Rev. L.A. Kessee, senior pastor of Bethany Baptist Church of West Los Angeles, was another clergy member who spoke.
“We, as Baptist ministers of the gospel of Jesus Christ, support Congresswoman Maxine Waters,” Kessee said. “We are calling for her protection from threats of bodily harm. She should be protected. … I believe she should be protected not at her own expense, but she ought to be protected by the government that she serves. She should be protected by the police. She should not be going through threats to her personhood.”
Last month, Waters urged people opposed to the administration’s policies to confront cabinet members. At a rally at the Westwood Federal Building, she alluded to the heckling of Homeland Security Secretary Kirstjen Nielsen, who was dining at a Mexican restaurant in Washington, D.C. when she was confronted by protesters over family separations at the border, and White House press secretary Sarah Huckabee Sanders being asked to leave a Lexington, Virginia, restaurant by its owner because of her work defending Trump and his policies.
“Let’s make sure we show up wherever we have to show up,” she said in remarks posted on YouTube. “And if you see anybody from that Cabinet in a restaurant, in a department store, at a gasoline station, you get out and you
create a crowd. And you push back on them. And you tell them they’re not welcome anymore, anywhere.
“We’ve got to get the children connected to their parents,” Waters added. “Mr. President, we will see you every day, every hour of the day, everywhere that we are to let you know you cannot get away with this.”

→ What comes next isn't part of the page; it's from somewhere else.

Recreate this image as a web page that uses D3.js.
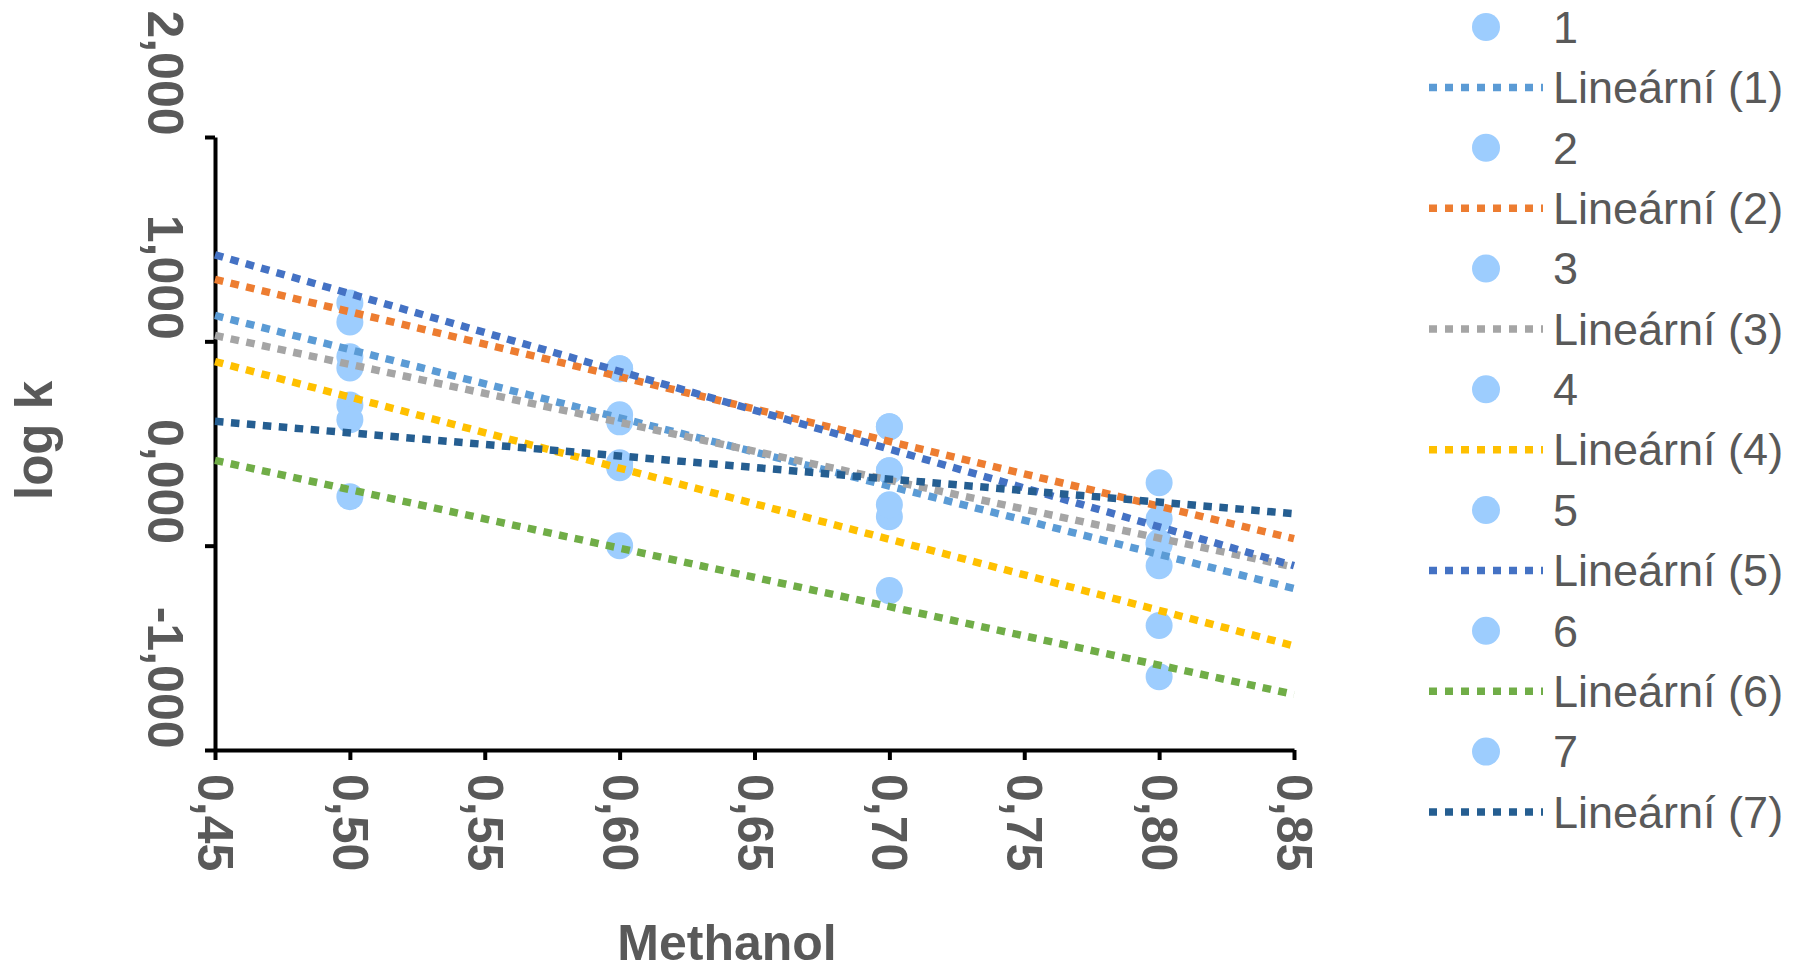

Waters appeared on a cable network later that day to reiterate her remarks, and exclaimed “no sympath” for members of the Trump administration.
The president then sent a tweet that said: “Congresswoman Maxine Waters, an extraordinarily low IQ person, has become, together with Nancy Pelosi, the face of the Democrat Party. She has just called for harm to supporters, of which there are many, of the Make America Great Again movement. Be careful what you wish for Max!”